--- START OF Supplied information ---

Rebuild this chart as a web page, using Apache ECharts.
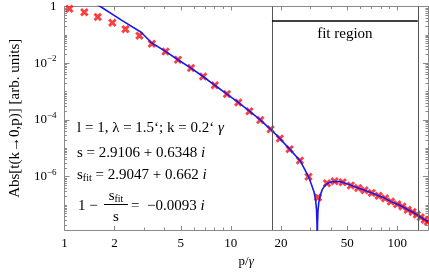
<!DOCTYPE html>
<html><head><meta charset="utf-8">
<style>html,body{margin:0;padding:0;background:#fff;}#c{width:429px;height:273px;}</style>
<script src="https://cdn.jsdelivr.net/npm/echarts@6/dist/echarts.min.js"></script>
</head><body><div id="c"></div><script>
// ---- data ----
const crossP = [1.07,1.316,1.585,1.94,2.326,2.822,3.35,4.05,4.81,5.76,6.81,8.01,9.47,11.08,12.93,15.02,17.33,19.68,22.54,26.0,29.27,33.4,37.8,42.0,47.0,52.6,58.2,63.6,70.3,77.3,84.5,91.6,100,107.4,115.5,123.6,131.1,138.4,146.1,152.5];
const crossV = [0.834,0.623,0.43,0.268,0.159,0.0937,0.0486,0.0259,0.0133,6.76e-3,3.4e-3,1.67e-3,8.2e-4,4.14e-4,2.03e-4,1.0e-4,4.68e-5,2.23e-5,9.35e-6,3.74e-6,1.0e-6,1.86e-7,5.9e-7,6.9e-7,6.4e-7,4.9e-7,3.98e-7,3.32e-7,2.68e-7,2.11e-7,1.72e-7,1.32e-7,1.07e-7,8.87e-8,6.84e-8,5.7e-8,4.6e-8,3.72e-8,3.03e-8,2.59e-8];
const lineP = [1.45,1.642,2.2,2.888,3.35,4.05,4.81,5.76,6.81,8.01,9.47,11.08,12.93,15.02,17.33,19.68,22.54,26.0,29.3,30.5,31.6,32.3,32.7,32.95,33.05,33.15,33.4,33.8,34.6,35.4,36.2,37.5,38.8,40.5,42.4,44.8,47.5,53.1,58.2,63.6,70.3,77.3,84.5,91.6,100,107.4,115.5,123.6,131.1,138.4,146.1,153.4];
const lineV = [1.5,1.0,0.331,0.1235,0.0518,0.0262,0.0133,6.76e-3,3.4e-3,1.67e-3,8.2e-4,4.14e-4,2.03e-4,1.0e-4,4.68e-5,2.23e-5,9.35e-6,3.74e-6,1.0e-6,5.3e-7,2.9e-7,1.5e-7,7e-8,2e-8,1e-11,2e-8,6.5e-8,1.3e-7,2.4e-7,3.5e-7,4.3e-7,5.4e-7,6.1e-7,6.6e-7,6.8e-7,6.7e-7,6.2e-7,4.9e-7,4.0e-7,3.32e-7,2.68e-7,2.11e-7,1.72e-7,1.32e-7,1.07e-7,8.87e-8,6.84e-8,5.7e-8,4.6e-8,3.72e-8,3.03e-8,2.59e-8];
const xTickLabels = [1,2,5,10,20,50,100];
const xMinorTicks = [3,4,6,7,8,9,30,40,60,70,80,90];
const yTickLabels = [1,1e-2,1e-4,1e-6];
const yDecades = [-8,-7,-6,-5,-4,-3,-2,-1];
const yMantissas = [1,2,3,4,5,6,7,8,9];
const fitRange = [17.65,132.8];
const fitBarLevel = 0.3076;
const xRange = [1,153];
const yRange = [Math.pow(10,-7.88),1];

// ---- chart ----
const FONT = 'Liberation Serif';
const AX = '#8a8a8a';
const L = Math.log10;
const yMinorLog = [];
yDecades.forEach(k => yMantissas.forEach(n => { const v = L(n) + k; if (v >= L(yRange[0]) && v <= 0 && !yTickLabels.map(L).some(t => Math.abs(t - v) < 1e-9)) yMinorLog.push(v); }));

function xOverlay(pos, ticks, len, labels, line) {
  return {type:'value', position:pos, gridIndex:0, min:L(xRange[0]), max:L(xRange[1]),
    axisLine:{show:line, onZero:false, lineStyle:{color:AX, width:1}},
    axisTick:{show:true, inside:true, length:len, customValues:ticks, lineStyle:{color:AX, width:1}},
    axisLabel: labels ? {show:true, customValues:ticks, margin:7, color:'#000', fontFamily:FONT, fontSize:13,
      formatter: v => String(Math.round(Math.pow(10, v)))} : {show:false},
    splitLine:{show:false}, minorTick:{show:false}, minorSplitLine:{show:false}};
}
function yOverlay(pos, ticks, len, labels, line) {
  return {type:'value', position:pos, gridIndex:0, min:L(yRange[0]), max:L(yRange[1]),
    axisLine:{show:line, onZero:false, lineStyle:{color:AX, width:1}},
    axisTick:{show:true, inside:true, length:len, customValues:ticks, lineStyle:{color:AX, width:1}},
    axisLabel: labels ? {show:true, customValues:ticks, margin:8, color:'#000', fontFamily:FONT, fontSize:13,
      formatter: v => { const e = Math.round(v); return e === 0 ? '1' : '{b|10}{s|−' + (-e) + '}'; },
      rich:{b:{fontFamily:FONT, fontSize:13, color:'#000'}, s:{fontFamily:FONT, fontSize:9, color:'#000', padding:[0,0,9,0]}}} : {show:false},
    splitLine:{show:false}, minorTick:{show:false}, minorSplitLine:{show:false}};
}
const xMajLog = xTickLabels.map(L), xMinLog = xMinorTicks.map(L), yMajLog = yTickLabels.map(L);

const CROSS = 'path://M0,2.4L2.4,0L5,2.6L7.6,0L10,2.4L7.4,5L10,7.6L7.6,10L5,7.4L2.4,10L0,7.6L2.6,5Z';
const FS = 15;
const rich = {
  n:{fontFamily:FONT, fontSize:FS, color:'#000'},
  i:{fontFamily:FONT, fontSize:FS, color:'#000', fontStyle:'italic'},
  sub:{fontFamily:FONT, fontSize:10, color:'#000', padding:[7,0,0,0]}
};
const axRich = {
  n:{fontFamily:FONT, fontSize:13, color:'#000'},
  i:{fontFamily:FONT, fontSize:13, color:'#000', fontStyle:'italic'}
};

const xA = Object.assign(xOverlay('bottom', xMajLog, 4, true, true), {
  name:'p/{i|γ}', nameLocation:'middle', nameGap:25,
  nameTextStyle:{fontFamily:FONT, fontSize:13, color:'#000', rich:axRich}});
const yA = Object.assign(yOverlay('left', yMajLog, 5, true, true), {
  name:'Abs[t(k→0,p)] [arb. units]', nameLocation:'middle', nameGap:39, nameRotate:90,
  nameTextStyle:{fontFamily:FONT, fontSize:15, color:'#000'}});

const option = {
  animation:false,
  backgroundColor:'#fff',
  grid:{left:57, right:1, top:6, bottom:36, containLabel:false},
  xAxis:[
    {type:'log', logBase:10, min:xRange[0], max:xRange[1], show:false, gridIndex:0, position:'bottom'},
    xA,
    xOverlay('bottom', xMinLog, 2.5, false, false),
    xOverlay('top', xMajLog, 4, false, true),
    xOverlay('top', xMinLog, 2.5, false, false)
  ],
  yAxis:[
    {type:'log', logBase:10, min:yRange[0], max:yRange[1], show:false, gridIndex:0, position:'left'},
    yA,
    yOverlay('left', yMinorLog, 2.5, false, false),
    yOverlay('right', yMajLog, 5, false, true),
    yOverlay('right', yMinorLog, 2.5, false, false)
  ],
  series:[
    {type:'scatter', xAxisIndex:0, yAxisIndex:0, z:3, clip:false,
     symbol:CROSS, symbolSize:8.5, itemStyle:{color:'#ff0f0f'},
     data: crossP.map((p,i) => [p, crossV[i]]),
     markLine:{silent:true, symbol:'none', animation:false,
       data:[
         {xAxis:fitRange[0], lineStyle:{color:'#555', width:1, type:'solid'}, label:{show:false}},
         {xAxis:fitRange[1], lineStyle:{color:'#555', width:1, type:'solid'}, label:{show:false}},
         [{coord:[fitRange[0], fitBarLevel], lineStyle:{color:'#000', width:1.5, type:'solid'},
           label:{show:true, position:'insideMiddleBottom', formatter:'fit region', distance:6,
             fontFamily:FONT, fontSize:15, color:'#000'}},
          {coord:[fitRange[1], fitBarLevel], lineStyle:{color:'#000', width:1.5, type:'solid'}}]
       ]}},
    {type:'line', xAxisIndex:0, yAxisIndex:0, z:4, clip:true, showSymbol:false, symbol:'none',
     lineStyle:{color:'#1a1ae8', width:1.6},
     data: lineP.map((p,i) => [p, lineV[i]])}
  ],
  graphic:[
    {type:'text', x:77, y:128, style:{text:'{n|l = 1, λ = 1.5‘; k = 0.2‘ }{i|γ}', rich:rich, verticalAlign:'middle', fontFamily:FONT, fontSize:FS}},
    {type:'text', x:77, y:153, style:{text:'{n|s = 2.9106 + 0.6348 }{i|i}', rich:rich, verticalAlign:'middle', fontFamily:FONT, fontSize:FS}},
    {type:'text', x:77, y:175, style:{text:'{n|s}{sub|fit}{n| = 2.9047 + 0.662 }{i|i}', rich:rich, verticalAlign:'middle', fontFamily:FONT, fontSize:FS}},
    {type:'text', x:78, y:206, style:{text:'{n|1 −}', rich:rich, verticalAlign:'middle', fontFamily:FONT, fontSize:FS}},
    {type:'text', x:116, y:196, style:{text:'{n|s}{sub|fit}', rich:rich, verticalAlign:'middle', align:'center', fontFamily:FONT, fontSize:FS}},
    {type:'line', shape:{x1:104, y1:204.5, x2:128, y2:204.5}, style:{stroke:'#000', lineWidth:1}},
    {type:'text', x:116, y:217, style:{text:'{n|s}', rich:rich, verticalAlign:'middle', align:'center', fontFamily:FONT, fontSize:FS}},
    {type:'text', x:131, y:206, style:{text:'{n|=  −0.0093 }{i|i}', rich:rich, verticalAlign:'middle', fontFamily:FONT, fontSize:FS}}
  ]
};
const chart = echarts.init(document.getElementById('c'), null, {renderer:'canvas'});
chart.setOption(option);
</script></body></html>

--- END OF Supplied information ---

__Objective__
Everything from the first line of the listing above through the line that contains "yDecades.forEach(k => yMantissas.forEach(n" is to be restated word for word, minus the pictures.

__Output below__
Rebuild this chart as a web page, using Apache ECharts.
<!DOCTYPE html>
<html><head><meta charset="utf-8">
<style>html,body{margin:0;padding:0;background:#fff;}#c{width:429px;height:273px;}</style>
<script src="https://cdn.jsdelivr.net/npm/echarts@6/dist/echarts.min.js"></script>
</head><body><div id="c"></div><script>
// ---- data ----
const crossP = [1.07,1.316,1.585,1.94,2.326,2.822,3.35,4.05,4.81,5.76,6.81,8.01,9.47,11.08,12.93,15.02,17.33,19.68,22.54,26.0,29.27,33.4,37.8,42.0,47.0,52.6,58.2,63.6,70.3,77.3,84.5,91.6,100,107.4,115.5,123.6,131.1,138.4,146.1,152.5];
const crossV = [0.834,0.623,0.43,0.268,0.159,0.0937,0.0486,0.0259,0.0133,6.76e-3,3.4e-3,1.67e-3,8.2e-4,4.14e-4,2.03e-4,1.0e-4,4.68e-5,2.23e-5,9.35e-6,3.74e-6,1.0e-6,1.86e-7,5.9e-7,6.9e-7,6.4e-7,4.9e-7,3.98e-7,3.32e-7,2.68e-7,2.11e-7,1.72e-7,1.32e-7,1.07e-7,8.87e-8,6.84e-8,5.7e-8,4.6e-8,3.72e-8,3.03e-8,2.59e-8];
const lineP = [1.45,1.642,2.2,2.888,3.35,4.05,4.81,5.76,6.81,8.01,9.47,11.08,12.93,15.02,17.33,19.68,22.54,26.0,29.3,30.5,31.6,32.3,32.7,32.95,33.05,33.15,33.4,33.8,34.6,35.4,36.2,37.5,38.8,40.5,42.4,44.8,47.5,53.1,58.2,63.6,70.3,77.3,84.5,91.6,100,107.4,115.5,123.6,131.1,138.4,146.1,153.4];
const lineV = [1.5,1.0,0.331,0.1235,0.0518,0.0262,0.0133,6.76e-3,3.4e-3,1.67e-3,8.2e-4,4.14e-4,2.03e-4,1.0e-4,4.68e-5,2.23e-5,9.35e-6,3.74e-6,1.0e-6,5.3e-7,2.9e-7,1.5e-7,7e-8,2e-8,1e-11,2e-8,6.5e-8,1.3e-7,2.4e-7,3.5e-7,4.3e-7,5.4e-7,6.1e-7,6.6e-7,6.8e-7,6.7e-7,6.2e-7,4.9e-7,4.0e-7,3.32e-7,2.68e-7,2.11e-7,1.72e-7,1.32e-7,1.07e-7,8.87e-8,6.84e-8,5.7e-8,4.6e-8,3.72e-8,3.03e-8,2.59e-8];
const xTickLabels = [1,2,5,10,20,50,100];
const xMinorTicks = [3,4,6,7,8,9,30,40,60,70,80,90];
const yTickLabels = [1,1e-2,1e-4,1e-6];
const yDecades = [-8,-7,-6,-5,-4,-3,-2,-1];
const yMantissas = [1,2,3,4,5,6,7,8,9];
const fitRange = [17.65,132.8];
const fitBarLevel = 0.3076;
const xRange = [1,153];
const yRange = [Math.pow(10,-7.88),1];

// ---- chart ----
const FONT = 'Liberation Serif';
const AX = '#8a8a8a';
const L = Math.log10;
const yMinorLog = [];
yDecades.forEach(k => yMantissas.forEach(n => { const v = L(n) + k; if (v >= L(yRange[0]) && v <= 0 && !yTickLabels.map(L).some(t => Math.abs(t - v) < 1e-9)) yMinorLog.push(v); }));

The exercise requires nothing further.